Solomon draws life without parole 80 years added in Basu carjacking

August 19, 1993|By Alan J. Craver | Alan J. Craver,Staff Writer

Rodney Eugene Solomon, 27, was sentenced last night to life without parole -- plus 80 years -- in the Pam Basu carjacking murder.

A Baltimore County Circuit jury could have sentenced the Washington man to death in Maryland's gas chamber.

"The crime in this case was outrageous and inhumane," Judge Dana Mark Levitz said. "It's because of that these sentences are imposed," referring to the 80 years he added to the life term for two counts of robbery, assault with intent to rob and two counts of kidnapping.

Shortly before 10 p.m., the jury of nine women and three men returned the verdict after about nine hours of deliberations. The jurors had asked Judge Levitz if they could stop at 6:30 p.m. and continue today. But he instructed them to deliberate as long as possible.

Solomon, 27, was convicted Friday after six days of testimony for the Sept. 8, 1992, slaying of Dr. Basu, a 33-year-old scientist who was dragged to her death after being forced from her car at an intersection near her Savage home.

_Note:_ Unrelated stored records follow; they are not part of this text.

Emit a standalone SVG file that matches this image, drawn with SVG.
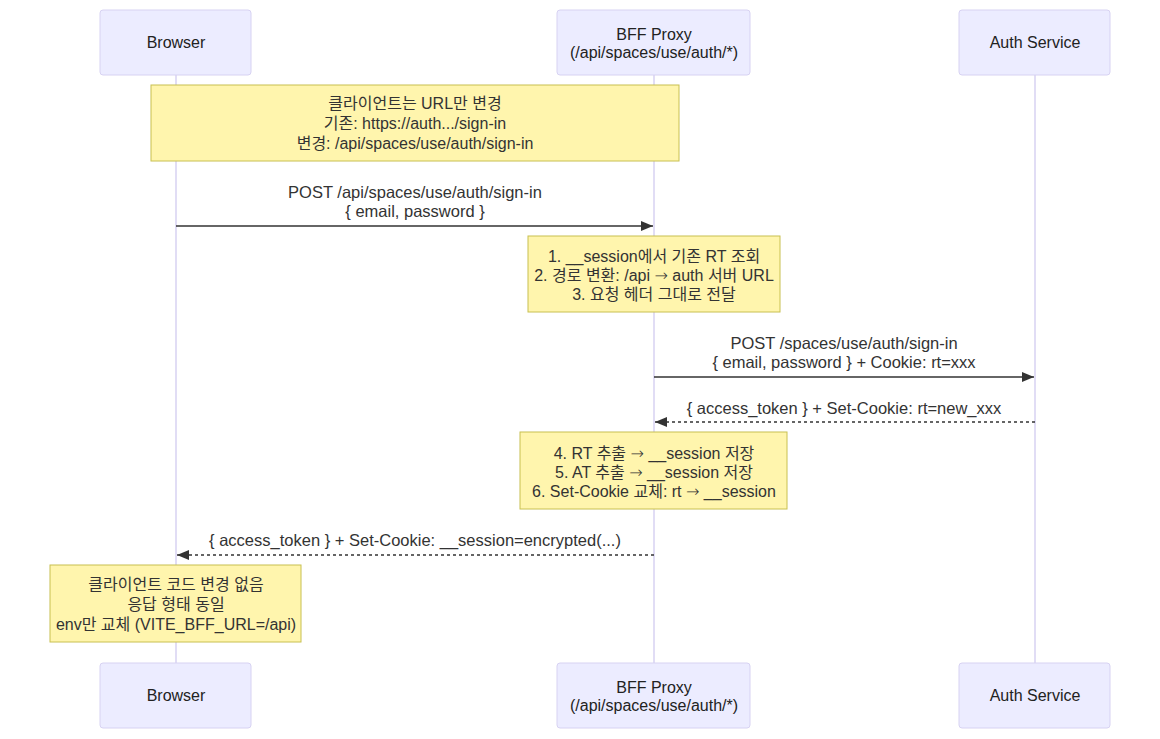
<svg xmlns="http://www.w3.org/2000/svg" width="1160" height="739" viewBox="0 0 1160 739">
  <style>
    .actor { fill: #ececff; stroke: #d7d2f2; stroke-width: 1; }
    .life { stroke: #d7d2f2; stroke-width: 1.5; }
    .note { fill: #fff5ad; stroke: #c8c050; stroke-width: 1; }
    .t { font-family: "Liberation Sans", "Noto Sans CJK KR", sans-serif; font-size: 16.5px; fill: #333; text-anchor: middle; }
    .nt { font-family: "Liberation Sans", "Noto Sans CJK KR", sans-serif; font-size: 16px; fill: #333; text-anchor: middle; }
    .at { font-family: "Liberation Sans", "Noto Sans CJK KR", sans-serif; font-size: 16px; fill: #222; text-anchor: middle; }
    .ar { font-family: "DejaVu Sans", sans-serif; font-weight: 300; }
    .msg { stroke: #333; stroke-width: 1.5; fill: none; }
    .dash { stroke-dasharray: 3 3; }
  </style>
  <defs>
    <marker id="head" viewBox="0 0 12 10" refX="12" refY="5" markerWidth="12" markerHeight="10" markerUnits="userSpaceOnUse" orient="auto">
      <path d="M0,0 L12,5 L0,10 z" fill="#333"/>
    </marker>
  </defs>

  <rect width="1160" height="739" fill="#ffffff"/>

  <!-- lifelines -->
  <g id="lifelines">
    <line class="life" x1="176" y1="75" x2="176" y2="663"/>
    <line class="life" x1="654" y1="75" x2="654" y2="663"/>
    <line class="life" x1="1035" y1="75" x2="1035" y2="663"/>
  </g>

  <!-- participants, top -->
  <g id="browser-top">
    <rect class="actor" x="100" y="10" width="151" height="65" rx="3"/>
    <text class="at" x="176" y="48">Browser</text>
  </g>
  <g id="bff-top">
    <rect class="actor" x="557" y="10" width="193" height="65" rx="3"/>
    <text class="at" x="654" y="40">BFF Proxy</text>
    <text class="at" x="654" y="58">(/api/spaces/use/auth/*)</text>
  </g>
  <g id="auth-top">
    <rect class="actor" x="959" y="10" width="151" height="65" rx="3"/>
    <text class="at" x="1035" y="48">Auth Service</text>
  </g>

  <!-- participants, bottom -->
  <g id="browser-bottom">
    <rect class="actor" x="100" y="663" width="151" height="65" rx="3"/>
    <text class="at" x="176" y="701">Browser</text>
  </g>
  <g id="bff-bottom">
    <rect class="actor" x="557" y="663" width="193" height="65" rx="3"/>
    <text class="at" x="654" y="693">BFF Proxy</text>
    <text class="at" x="654" y="711">(/api/spaces/use/auth/*)</text>
  </g>
  <g id="auth-bottom">
    <rect class="actor" x="959" y="663" width="151" height="65" rx="3"/>
    <text class="at" x="1035" y="701">Auth Service</text>
  </g>

  <!-- notes -->
  <g id="note-url">
    <rect class="note" x="151" y="85" width="528" height="76"/>
    <text class="nt" x="415" y="109">클라이언트는 URL만 변경</text>
    <text class="nt" x="415" y="129">기존: https://auth.../sign-in</text>
    <text class="nt" x="415" y="149">변경: /api/spaces/use/auth/sign-in</text>
  </g>
  <g id="note-proxy">
    <rect class="note" x="528" y="236" width="252" height="76"/>
    <text class="nt" x="654" y="262">1. __session에서 기존 RT 조회</text>
    <text class="nt" x="654" y="281">2. 경로 변환: /api <tspan class="ar">→</tspan> auth 서버 URL</text>
    <text class="nt" x="654" y="300">3. 요청 헤더 그대로 전달</text>
  </g>
  <g id="note-swap">
    <rect class="note" x="520" y="432" width="267" height="77"/>
    <text class="nt" x="654" y="459">4. RT 추출 <tspan class="ar">→</tspan> __session 저장</text>
    <text class="nt" x="654" y="478">5. AT 추출 <tspan class="ar">→</tspan> __session 저장</text>
    <text class="nt" x="654" y="497">6. Set-Cookie 교체: rt <tspan class="ar">→</tspan> __session</text>
  </g>
  <g id="note-client">
    <rect class="note" x="50" y="565" width="251" height="77"/>
    <text class="nt" x="176" y="590">클라이언트 코드 변경 없음</text>
    <text class="nt" x="176" y="610">응답 형태 동일</text>
    <text class="nt" x="176" y="630">env만 교체 (VITE_BFF_URL=/api)</text>
  </g>

  <!-- messages -->
  <g id="connectors">
    <text class="t" x="415" y="198">POST /api/spaces/use/auth/sign-in</text>
    <text class="t" x="415" y="217">{ email, password }</text>
    <line class="msg" x1="176" y1="226" x2="653" y2="226" marker-end="url(#head)"/>

    <text class="t" x="844" y="349">POST /spaces/use/auth/sign-in</text>
    <text class="t" x="844" y="368">{ email, password } + Cookie: rt=xxx</text>
    <line class="msg" x1="654" y1="377" x2="1034" y2="377" marker-end="url(#head)"/>

    <text class="t" x="844" y="414">{ access_token } + Set-Cookie: rt=new_xxx</text>
    <line class="msg dash" x1="1035" y1="422" x2="655" y2="422" marker-end="url(#head)"/>

    <text class="t" x="415" y="546">{ access_token } + Set-Cookie: __session=encrypted(...)</text>
    <line class="msg dash" x1="654" y1="555" x2="177" y2="555" marker-end="url(#head)"/>
  </g>
</svg>
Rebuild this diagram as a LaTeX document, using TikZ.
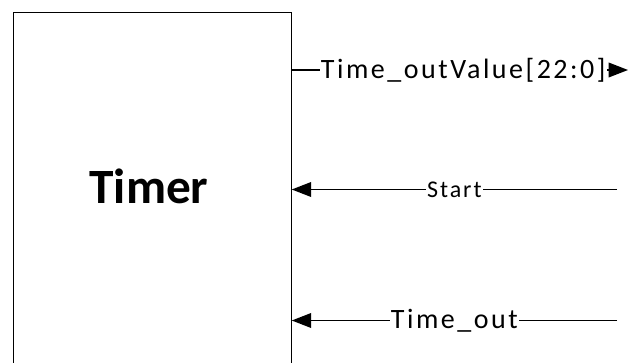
\documentclass[tikz,border=0pt]{standalone}
\usepackage{fontspec}
\setmainfont{Carlito}
\newfontfamily\sigfont[LetterSpace=9]{Carlito}
\newfontfamily\sigfontsmall[LetterSpace=8]{Carlito}
\usetikzlibrary{arrows.meta}
\begin{document}
\begin{tikzpicture}[x=0.75pt,y=-0.75pt,
  blockbox/.style={draw, line width=0.95pt, inner sep=0pt, anchor=north west,
    minimum width=208.5pt, minimum height=276pt},
  sig/.style={line width=1.05pt, -{Triangle[length=14.5pt,width=11pt]}},
  siglabel/.style={fill=white, inner xsep=1pt, inner ysep=0pt},
  bigfont/.style={font=\sigfont\fontsize{21}{25}\selectfont},
  smallfont/.style={font=\sigfontsmall\fontsize{18}{21}\selectfont}]
\useasboundingbox (0,0) rectangle (630,363);

% timer block, open towards the bottom of the page
\node[blockbox] (timer) at (12.5,12) {};
\node[font=\fontsize{37}{44}\selectfont\bfseries, anchor=base] (title) at (149,203) {Timer};

% free ends of the signal lines
\coordinate (outEnd) at (628,70);
\coordinate (startSrc) at (617,189.5);
\coordinate (toSrc) at (617,320.5);

% output bus
\draw[sig] (outEnd -| timer.east) -- (outEnd)
  node[siglabel, bigfont, pos=0.51] (outlbl) {Time\_outValue[22:0]};

% inputs
\draw[sig] (startSrc) -- (startSrc -| timer.east)
  node[siglabel, smallfont, pos=0.5] (startlbl) {Start};
\draw[sig] (toSrc) -- (toSrc -| timer.east)
  node[siglabel, bigfont, pos=0.5] (tolbl) {Time\_out};
\end{tikzpicture}
\end{document}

"There is one thing that caused her death," Senior Assistant State's Attorney Michael Rexroad said in his closing argument, pointing to Solomon. "The one thing that caused her death is sitting right there."

But Public Defender Carol Hanson urged the jury to spare Solomon from the death sentence. She noted that a psychologist testified that Solomon suffers from brain damage, post-traumatic stress syndrome and a learning disability.

"The loss of Pam Basu is tragic," Ms. Hanson said. "We all shed tears over her loss. But you cannot indulge yourself in these emotions. You swore you would not, and we believed you."

To sentence Solomon, the jurors were given a form that listed questions for them to answer to decide whether the death sentence or life in prison was more appropriate.

The jury first had to decide whether Solomon was the principal actor during the carjacking. The jury then had to determine if the circumstances surrounding Dr. Basu's murder outweigh factors about Solomon.

The jurors had to consider among other factors whether Solomon poses a future threat to society, if he was the sole cause of Dr. Basu's death, and if he had the mental capacity to understand his actions.

Now that jurors have reached the verdict, court officials will provide them with counseling to help them cope with the emotional hardships caused by the gruesome testimony.

The service is the first of its kind offered to a Baltimore County jury, Judge Levitz said. "I think it may be something that will be beneficial for jurors," he said. "This is a tough thing to ask people to do."

Solomon's co-defendant, 17-year-old Bernard Eric Miller of Washington, is serving a life sentence after his conviction in April.